Back on topic (sorta) I'm seeing a lot of dramatuber hate in this thread. As a somewhat reluctant member of that despicable demographic it's given me something to think about. Might talk about it on stream tomorrow since Niji is not really letting me plan for streams anymore. I get the whole "profiting off of people's misery," I do (though I'm not monetized). But if It's not me it'd be someone else - it already is lots of someone elses. So at least I can try to do a slightly better job of it than the others.
I figured I'd move this here to avoid further derailing the All Out War thread any more, but I don't think the dramatuber question is quite as clear cut.
On a base level, drama content is gossip. We are social animals and we like knowing what everyone is up to, and it's not much different to what we do on the forum so I find it hard to shoot down the genre as a whole - however, not all drama content is made equal and my distaste to some of it is the value (or lack thereof) it adds, rather than the incredibly subjective ethical concerns surrounding it. There is value to well-organised coverage that can explain a situation to someone who hasn't been closely following it, because realistically most people have better things to do than scroll through a hundred pages of a forum thread to piece together why some cartoon people on the internet are beefing. I don't care for new users showing up here and asking for a spoonfeed in their first post, but if push comes to shove I'd rather randos watch a YouTuber's tl;dr on the situation and at least be on the right track than to misunderstand everything and spread false rumours because of it.

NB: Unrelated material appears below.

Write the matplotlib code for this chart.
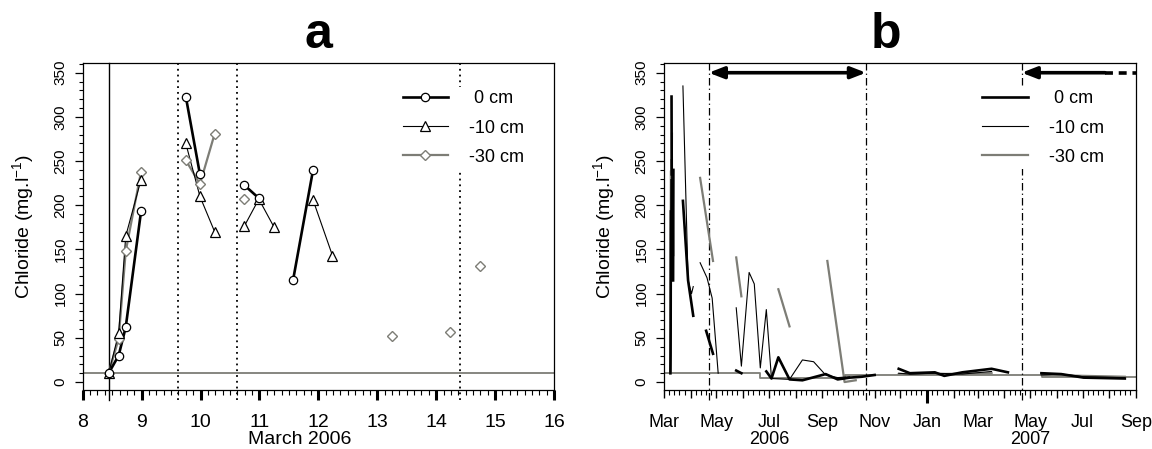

The problem is that a lot of drama content is incredibly vapid. People who are two or three steps removed from the community will also skim-read a few tweets and maybe an article, then hop on camera for ten minutes and one second to give their uninformed interpretation and opinions, usually lacking proper context. Normie streamers muddy the water further because they just sit there for nine hours a day reacting to whatever their stream chat brings up at a given moment, so their take on any situation boils down to them putting the general sentiment from their chat into their own words, since they're just taking any information they're being fed at face value. Any time they talk about something topical, like drama, it gets clipped, and that's how you end up with out-of-touch people like Asmongold etc.'s dumb "all corpos bad" takes presented with some kind of authority, rather than just being a guy thinking out loud about a situation he learnt of five minutes ago.
The monetisation element strictly comes down to your own personal ethical priorities. I don't think it is inherently wrong to earn revenue from covering unpleasant situations as this is how news outlets have operated since day one; if your audience are interested in your coverage and you have the means to earn from it, you are entitled to that money. This is obviously a simplification since there are tasteful and less-tasteful ways of monetising a story which could cause you to get more or less backlash, but I feel like "never monetise others' misery" is an extreme, emotionally-driven opinion from people who wouldn't engage with your content regardless, rather than one deserving of earnest consideration.
Overall if we're comparing this to the press, there is a spectrum ranging from hard-hitting reporting to tabloid gossip - you could argue covering topics like abuse in corpos or gross misconduct by public figures is in the public interest, but the more tabloid-y you get, the harder you'll have to reach for the public interest defence.